When fertilizing your plants, always moisten the soil with clear water first. If fertilizer is applied directly onto dry soil, it may burn the plant's roots.

Weeding
Stop! Before you pull a weed, examine it and compare it to the plants nearby to make sure it's not one of them. Look at the shape of the leaves, for example, and how they are arranged on the stem.

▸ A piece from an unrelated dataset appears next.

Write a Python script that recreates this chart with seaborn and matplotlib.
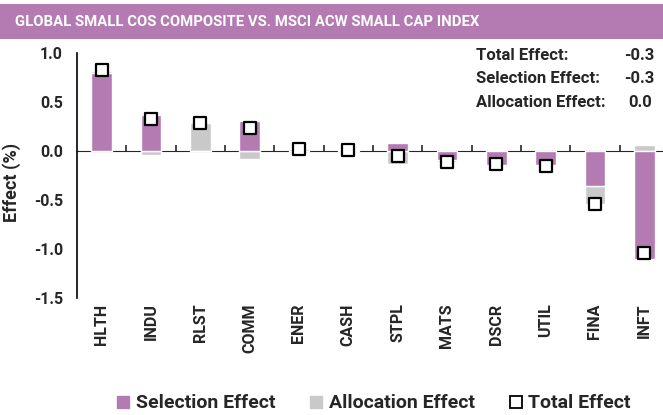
import numpy as np
import pandas as pd
import matplotlib
matplotlib.use("Agg")
import matplotlib.pyplot as plt
from matplotlib.patches import Rectangle
from matplotlib.lines import Line2D
import seaborn as sns

# Data (effect in %)
sectors = ["HLTH", "INDU", "RLST", "COMM", "ENER", "CASH",
           "STPL", "MATS", "DSCR", "UTIL", "FINA", "INFT"]
selection = [0.80, 0.37, 0.00, 0.31, 0.00, 0.00, 0.08, -0.09, -0.14, -0.14, -0.36, -1.10]
allocation = [0.02, -0.04, 0.29, -0.08, 0.02, 0.01, -0.13, -0.02, 0.01, -0.01, -0.18, 0.06]
total = [0.83, 0.33, 0.29, 0.24, 0.02, 0.01, -0.05, -0.11, -0.13, -0.15, -0.54, -1.04]

summary_labels = ["Total Effect:", "Selection Effect:", "Allocation Effect:"]
summary_values = ["-0.3", "-0.3", "0.0"]

title = "GLOBAL SMALL COS COMPOSITE VS. MSCI ACW SMALL CAP INDEX"

purple = "#B47BB3"
grey = "#C9C9C9"

df = pd.DataFrame({"sector": sectors, "selection": selection,
                   "allocation": allocation, "total": total})
# allocation stacks on top of selection when both share a sign
same_sign = np.sign(df["selection"]) == np.sign(df["allocation"])
df["alloc_base"] = np.where(same_sign, df["selection"], 0.0)

sns.set_style("white")
plt.rcParams["font.family"] = ["Roboto", "DejaVu Sans"]
plt.rcParams["font.weight"] = "semibold"
plt.rcParams["axes.labelweight"] = "semibold"
plt.rcParams["axes.unicode_minus"] = False

fig = plt.figure(figsize=(6.63, 4.15), dpi=100)
ax = fig.add_axes([0.116, 0.282, 0.893, 0.590])

sns.barplot(data=df, x="sector", y="allocation", bottom=df["alloc_base"].values,
            color=grey, width=0.42, saturation=1, ax=ax, zorder=1)
sns.barplot(data=df, x="sector", y="selection", color=purple, width=0.42,
            saturation=1, ax=ax, zorder=2)
sns.scatterplot(data=df, x="sector", y="total", marker="s", s=80, color="white",
                edgecolor="black", linewidth=1.6, ax=ax, zorder=3)

ymin, ymax = -1.5, 1.0
ax.set_ylim(ymin, ymax)
ax.set_xlim(-0.5, len(sectors) - 0.5)
ax.set_yticks(np.arange(-1.5, 1.01, 0.5))
ax.set_yticklabels([f"{v:.1f}" for v in np.arange(-1.5, 1.01, 0.5)])
ax.set_xlabel("")
ax.set_ylabel("Effect (%)", fontsize=13, labelpad=6)
ax.yaxis.set_label_coords(-0.095, 0.47)

for side in ["top", "right", "bottom"]:
    ax.spines[side].set_visible(False)
ax.spines["left"].set_color("black")
ax.spines["left"].set_linewidth(1.2)
ax.tick_params(axis="y", direction="out", length=4, width=1.2, labelsize=11.5, pad=6)
ax.tick_params(axis="x", length=0, labelsize=11.5, pad=4, rotation=90)

# zero line with separators between categories
zero_frac = (0 - ymin) / (ymax - ymin)
sec = ax.secondary_xaxis(zero_frac)
sec.set_xticks(np.arange(0.5, len(sectors) - 1, 1.0))
sec.set_xticklabels([])
sec.tick_params(direction="out", length=4, width=1.2)
sec.spines["bottom"].set_linewidth(1.2)

# header band
fig.patches.append(Rectangle((0, 0.906), 1, 0.084, transform=fig.transFigure,
                             facecolor=purple, edgecolor="none", zorder=0))
fig.text(0.023, 0.948, title, color="white", fontsize=10.7,
         va="center", ha="left")

# summary box
for i, (lab, val) in enumerate(zip(summary_labels, summary_values)):
    y = 0.867 - i * 0.057
    fig.text(0.718, y, lab, fontsize=12, va="center")
    fig.text(0.941 if val.startswith("-") else 0.948, y, val, fontsize=12, va="center")

handles = [
    Line2D([], [], marker="s", linestyle="none", markersize=9, markerfacecolor=purple,
           markeredgecolor=purple, label="Selection Effect"),
    Line2D([], [], marker="s", linestyle="none", markersize=9, markerfacecolor=grey,
           markeredgecolor=grey, label="Allocation Effect"),
    Line2D([], [], marker="s", linestyle="none", markersize=8, markerfacecolor="white",
           markeredgecolor="black", markeredgewidth=1.3, label="Total Effect"),
]
fig.legend(handles=handles, loc="center", bbox_to_anchor=(0.563, 0.028), ncol=3,
           frameon=False, prop={"size": 14}, handlelength=0.8,
           handletextpad=0.25, columnspacing=1.7)

fig.savefig("out.png", dpi=100)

Pull weeds by hand or use a stirrup hoe, then gather them up and dump them on the compost heap.

Deadheading
Children like to deadhead; just saying the word usually elicits a giggle. To help them understand why they're doing this job, explain that plants produce flowers, which bear seeds to ensure future generations. Producing seeds uses energy the plant would otherwise spend on blooming. If you clip off a faded flower, you'll stop its seeds from ripening and encourage the plant to send out more blossoms. Give kids a workbasket and blunt scissors or clippers, and show them how to cut at a node just below the flower.

Sara pumpkin
Another fun trick is using a ballpoint pen to engrave a pumpkin with a name or message. As the gourd grows the, kids can watch the engraving become more and more pronounced.


At the end of summer, let some flowers go to seed and collect them for next year's garden. Simply hold an envelope under the seed head, clip the flower off its stem and let it fall into the envelope.

Mulching
Mulch is earth's coverlet, a blanket of organic materials we spread over our gardens to conserve moisture, deter weeds, and prevent erosion. Some common choices are hay, straw, corncobs, wood chips, and aged sawdust.

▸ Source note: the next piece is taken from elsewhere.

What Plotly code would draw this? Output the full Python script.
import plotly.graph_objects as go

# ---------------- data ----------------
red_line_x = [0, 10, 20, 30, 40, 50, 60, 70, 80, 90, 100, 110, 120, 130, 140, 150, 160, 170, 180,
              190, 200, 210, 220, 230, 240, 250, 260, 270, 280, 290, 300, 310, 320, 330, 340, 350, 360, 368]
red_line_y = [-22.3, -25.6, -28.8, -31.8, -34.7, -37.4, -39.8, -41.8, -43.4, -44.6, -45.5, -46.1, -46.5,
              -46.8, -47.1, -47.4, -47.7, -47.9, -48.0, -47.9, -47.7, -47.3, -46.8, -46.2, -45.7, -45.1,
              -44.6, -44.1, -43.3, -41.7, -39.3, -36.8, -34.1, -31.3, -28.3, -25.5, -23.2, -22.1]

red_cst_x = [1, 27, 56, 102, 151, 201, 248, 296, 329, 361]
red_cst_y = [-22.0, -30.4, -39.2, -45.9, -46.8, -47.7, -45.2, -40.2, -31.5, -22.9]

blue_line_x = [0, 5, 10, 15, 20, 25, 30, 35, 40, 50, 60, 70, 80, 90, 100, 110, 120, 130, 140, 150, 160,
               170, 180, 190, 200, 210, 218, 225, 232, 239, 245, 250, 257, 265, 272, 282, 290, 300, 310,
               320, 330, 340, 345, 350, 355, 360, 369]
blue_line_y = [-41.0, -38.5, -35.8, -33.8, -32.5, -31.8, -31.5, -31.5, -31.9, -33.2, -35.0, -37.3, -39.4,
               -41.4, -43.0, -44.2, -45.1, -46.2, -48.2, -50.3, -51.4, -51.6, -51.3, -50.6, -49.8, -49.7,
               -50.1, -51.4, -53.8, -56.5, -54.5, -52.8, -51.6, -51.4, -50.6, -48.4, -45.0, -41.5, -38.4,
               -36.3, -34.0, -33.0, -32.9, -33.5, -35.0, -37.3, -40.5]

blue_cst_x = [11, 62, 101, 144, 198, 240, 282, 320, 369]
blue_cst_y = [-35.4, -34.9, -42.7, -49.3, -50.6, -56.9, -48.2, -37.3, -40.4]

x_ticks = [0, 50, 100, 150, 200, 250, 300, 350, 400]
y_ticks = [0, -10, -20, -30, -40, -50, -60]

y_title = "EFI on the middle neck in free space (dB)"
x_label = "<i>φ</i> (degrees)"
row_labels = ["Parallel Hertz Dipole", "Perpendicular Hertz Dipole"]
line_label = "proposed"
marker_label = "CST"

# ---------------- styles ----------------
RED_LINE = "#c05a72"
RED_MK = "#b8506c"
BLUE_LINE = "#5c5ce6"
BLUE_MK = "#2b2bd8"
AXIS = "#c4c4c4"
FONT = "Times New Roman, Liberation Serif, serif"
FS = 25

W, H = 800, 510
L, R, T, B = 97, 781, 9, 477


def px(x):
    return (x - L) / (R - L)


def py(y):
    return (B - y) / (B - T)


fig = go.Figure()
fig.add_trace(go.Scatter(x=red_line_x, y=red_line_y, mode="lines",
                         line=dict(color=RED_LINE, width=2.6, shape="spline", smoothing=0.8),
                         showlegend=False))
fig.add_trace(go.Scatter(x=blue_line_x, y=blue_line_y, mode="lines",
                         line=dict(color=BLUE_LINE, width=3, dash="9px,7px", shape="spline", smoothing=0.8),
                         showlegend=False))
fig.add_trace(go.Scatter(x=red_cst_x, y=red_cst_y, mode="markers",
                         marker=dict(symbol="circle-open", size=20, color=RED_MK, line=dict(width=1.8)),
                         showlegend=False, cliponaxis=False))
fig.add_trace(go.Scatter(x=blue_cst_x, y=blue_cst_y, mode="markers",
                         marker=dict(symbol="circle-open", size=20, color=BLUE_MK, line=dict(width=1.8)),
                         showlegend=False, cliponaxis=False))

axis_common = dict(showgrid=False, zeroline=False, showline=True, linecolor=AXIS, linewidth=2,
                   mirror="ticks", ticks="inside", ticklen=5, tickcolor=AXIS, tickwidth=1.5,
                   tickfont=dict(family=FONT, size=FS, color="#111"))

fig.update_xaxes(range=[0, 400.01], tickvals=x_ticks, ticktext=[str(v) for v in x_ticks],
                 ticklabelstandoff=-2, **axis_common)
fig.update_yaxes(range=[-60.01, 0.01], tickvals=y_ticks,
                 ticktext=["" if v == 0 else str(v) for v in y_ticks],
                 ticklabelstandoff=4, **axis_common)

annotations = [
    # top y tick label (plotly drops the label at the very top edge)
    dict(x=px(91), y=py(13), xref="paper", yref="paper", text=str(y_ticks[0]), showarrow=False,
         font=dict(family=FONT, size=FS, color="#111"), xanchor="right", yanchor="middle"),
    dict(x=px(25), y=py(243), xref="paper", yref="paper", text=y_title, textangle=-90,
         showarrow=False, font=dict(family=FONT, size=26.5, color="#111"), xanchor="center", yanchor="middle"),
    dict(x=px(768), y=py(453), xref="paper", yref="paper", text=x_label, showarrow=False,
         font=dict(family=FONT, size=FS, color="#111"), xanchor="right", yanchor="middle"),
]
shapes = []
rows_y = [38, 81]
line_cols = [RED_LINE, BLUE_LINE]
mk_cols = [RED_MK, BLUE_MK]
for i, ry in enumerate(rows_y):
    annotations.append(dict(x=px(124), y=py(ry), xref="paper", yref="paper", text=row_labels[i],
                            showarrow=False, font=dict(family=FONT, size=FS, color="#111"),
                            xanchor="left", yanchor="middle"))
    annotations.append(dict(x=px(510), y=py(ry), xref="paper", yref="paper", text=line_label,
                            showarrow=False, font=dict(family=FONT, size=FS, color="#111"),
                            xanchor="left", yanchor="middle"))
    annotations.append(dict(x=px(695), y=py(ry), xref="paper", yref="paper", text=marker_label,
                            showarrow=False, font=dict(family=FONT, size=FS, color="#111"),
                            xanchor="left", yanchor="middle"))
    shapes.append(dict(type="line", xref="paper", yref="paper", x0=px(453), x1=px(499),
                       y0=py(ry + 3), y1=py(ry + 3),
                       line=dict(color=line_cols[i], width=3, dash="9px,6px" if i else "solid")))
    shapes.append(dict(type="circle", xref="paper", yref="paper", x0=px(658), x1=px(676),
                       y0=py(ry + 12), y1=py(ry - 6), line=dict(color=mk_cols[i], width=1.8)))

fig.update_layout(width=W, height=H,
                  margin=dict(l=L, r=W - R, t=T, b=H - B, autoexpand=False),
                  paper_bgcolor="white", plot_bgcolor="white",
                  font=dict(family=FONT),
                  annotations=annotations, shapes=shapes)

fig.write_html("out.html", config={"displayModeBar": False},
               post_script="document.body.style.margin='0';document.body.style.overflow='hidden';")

Spread a 2-to-3-inch layer of mulch around seedlings and on beds. Because these natural materials decompose into the earth, you may have to repeat this process several times during the growing season.

I think of mulching as a ritual of giving back to the earth some of the nutrients I remove in harvesting. It gives me the same sense of satisfaction I used to feel when I'd tuck my young son into bed under a warm quilted comforter.

fruit and nut containers
Sharon suggests kids use everyday biodegradable "containers" to garden in. Half a hollowed-out orange or grapefruit makes a great pot that can later be transplanted directly to the ground (and becomes its own compost!). And carved walnut shells are perfect to hold a miniature crop of crinkly cress.


Container Gardening
Introduce children to gardening by encouraging them to plant a miniature garden of small, easy-to-care-for container-grown plants. Here are a few basic tips for successful container gardening.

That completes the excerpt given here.